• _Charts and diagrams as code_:
┏━━

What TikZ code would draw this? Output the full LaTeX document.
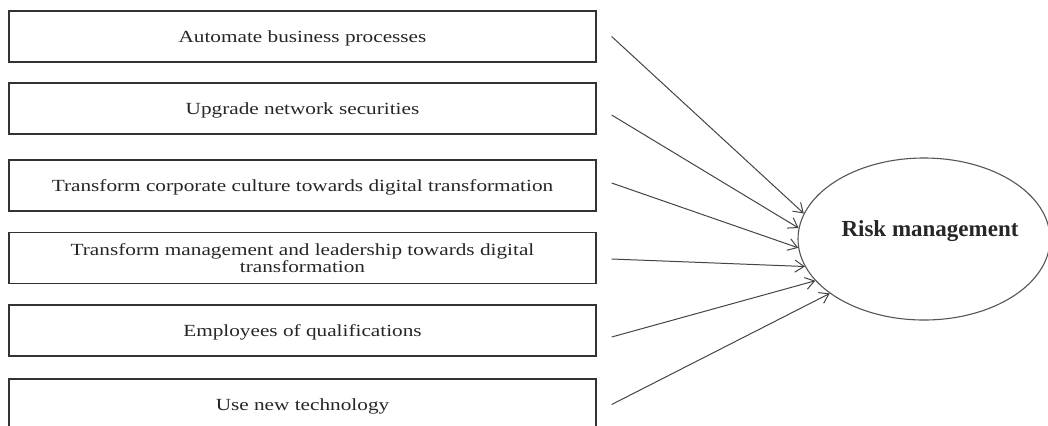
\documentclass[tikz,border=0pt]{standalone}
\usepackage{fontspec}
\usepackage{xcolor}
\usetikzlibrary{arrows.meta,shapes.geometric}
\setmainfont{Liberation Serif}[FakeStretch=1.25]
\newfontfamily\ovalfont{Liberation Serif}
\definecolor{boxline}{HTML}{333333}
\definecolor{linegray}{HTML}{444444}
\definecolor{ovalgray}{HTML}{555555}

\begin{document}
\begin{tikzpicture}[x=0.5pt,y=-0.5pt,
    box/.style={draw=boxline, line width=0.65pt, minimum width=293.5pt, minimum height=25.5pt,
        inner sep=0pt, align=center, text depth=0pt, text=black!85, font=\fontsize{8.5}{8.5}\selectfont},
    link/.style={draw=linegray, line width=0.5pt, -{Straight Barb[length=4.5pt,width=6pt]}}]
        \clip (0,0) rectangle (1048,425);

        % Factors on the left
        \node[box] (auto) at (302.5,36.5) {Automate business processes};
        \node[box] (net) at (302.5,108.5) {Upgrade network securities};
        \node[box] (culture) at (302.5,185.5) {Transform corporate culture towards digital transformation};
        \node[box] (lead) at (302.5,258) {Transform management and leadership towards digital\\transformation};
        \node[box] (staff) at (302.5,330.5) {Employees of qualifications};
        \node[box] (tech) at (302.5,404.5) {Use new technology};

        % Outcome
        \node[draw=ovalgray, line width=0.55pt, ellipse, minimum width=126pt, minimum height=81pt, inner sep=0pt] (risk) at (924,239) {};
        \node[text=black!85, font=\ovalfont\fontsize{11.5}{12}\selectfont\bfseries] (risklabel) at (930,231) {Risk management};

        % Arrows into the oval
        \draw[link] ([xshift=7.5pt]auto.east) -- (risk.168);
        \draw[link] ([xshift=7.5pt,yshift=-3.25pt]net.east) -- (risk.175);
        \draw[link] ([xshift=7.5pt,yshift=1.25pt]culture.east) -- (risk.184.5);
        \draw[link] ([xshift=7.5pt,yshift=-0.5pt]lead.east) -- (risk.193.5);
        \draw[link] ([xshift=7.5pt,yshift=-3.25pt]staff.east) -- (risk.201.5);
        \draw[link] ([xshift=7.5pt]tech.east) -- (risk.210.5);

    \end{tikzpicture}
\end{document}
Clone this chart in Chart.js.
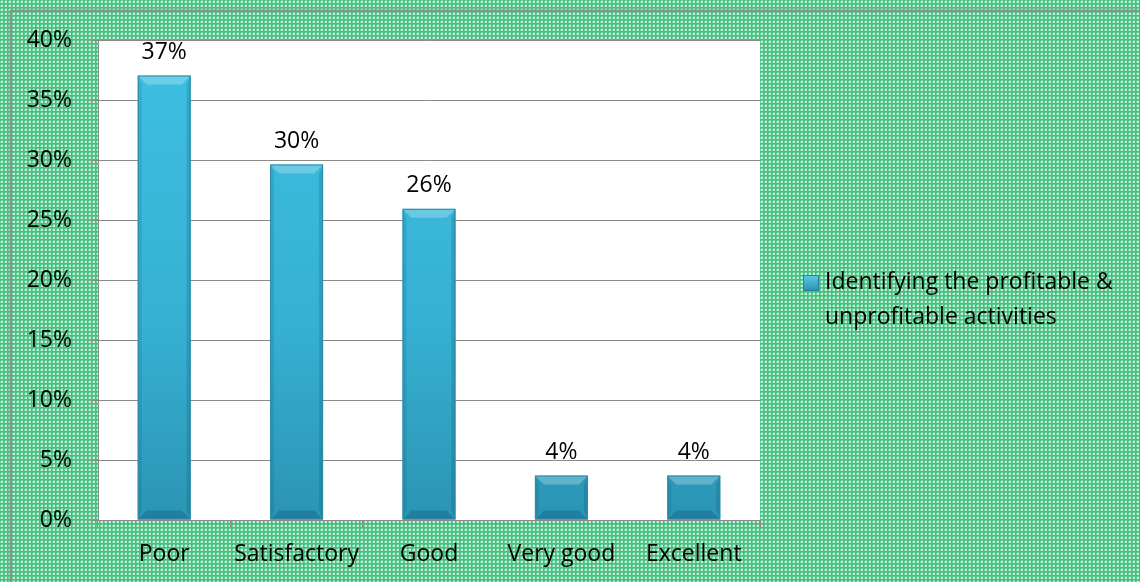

┗━━

• _What is needed_: Drop the pictures and reproduce the rest of the entries above exactly.

• _Solution to this exercise_:
What TikZ code would draw this? Output the full LaTeX document.
\documentclass[tikz,border=0pt]{standalone}
\usepackage{fontspec}
\usepackage{xcolor}
\usetikzlibrary{arrows.meta,shapes.geometric}
\setmainfont{Liberation Serif}[FakeStretch=1.25]
\newfontfamily\ovalfont{Liberation Serif}
\definecolor{boxline}{HTML}{333333}
\definecolor{linegray}{HTML}{444444}
\definecolor{ovalgray}{HTML}{555555}

\begin{document}
\begin{tikzpicture}[x=0.5pt,y=-0.5pt,
    box/.style={draw=boxline, line width=0.65pt, minimum width=293.5pt, minimum height=25.5pt,
        inner sep=0pt, align=center, text depth=0pt, text=black!85, font=\fontsize{8.5}{8.5}\selectfont},
    link/.style={draw=linegray, line width=0.5pt, -{Straight Barb[length=4.5pt,width=6pt]}}]
        \clip (0,0) rectangle (1048,425);

        % Factors on the left
        \node[box] (auto) at (302.5,36.5) {Automate business processes};
        \node[box] (net) at (302.5,108.5) {Upgrade network securities};
        \node[box] (culture) at (302.5,185.5) {Transform corporate culture towards digital transformation};
        \node[box] (lead) at (302.5,258) {Transform management and leadership towards digital\\transformation};
        \node[box] (staff) at (302.5,330.5) {Employees of qualifications};
        \node[box] (tech) at (302.5,404.5) {Use new technology};

        % Outcome
        \node[draw=ovalgray, line width=0.55pt, ellipse, minimum width=126pt, minimum height=81pt, inner sep=0pt] (risk) at (924,239) {};
        \node[text=black!85, font=\ovalfont\fontsize{11.5}{12}\selectfont\bfseries] (risklabel) at (930,231) {Risk management};

        % Arrows into the oval
        \draw[link] ([xshift=7.5pt]auto.east) -- (risk.168);
        \draw[link] ([xshift=7.5pt,yshift=-3.25pt]net.east) -- (risk.175);
        \draw[link] ([xshift=7.5pt,yshift=1.25pt]culture.east) -- (risk.184.5);
        \draw[link] ([xshift=7.5pt,yshift=-0.5pt]lead.east) -- (risk.193.5);
        \draw[link] ([xshift=7.5pt,yshift=-3.25pt]staff.east) -- (risk.201.5);
        \draw[link] ([xshift=7.5pt]tech.east) -- (risk.210.5);

    \end{tikzpicture}
\end{document}
Clone this chart in Chart.js.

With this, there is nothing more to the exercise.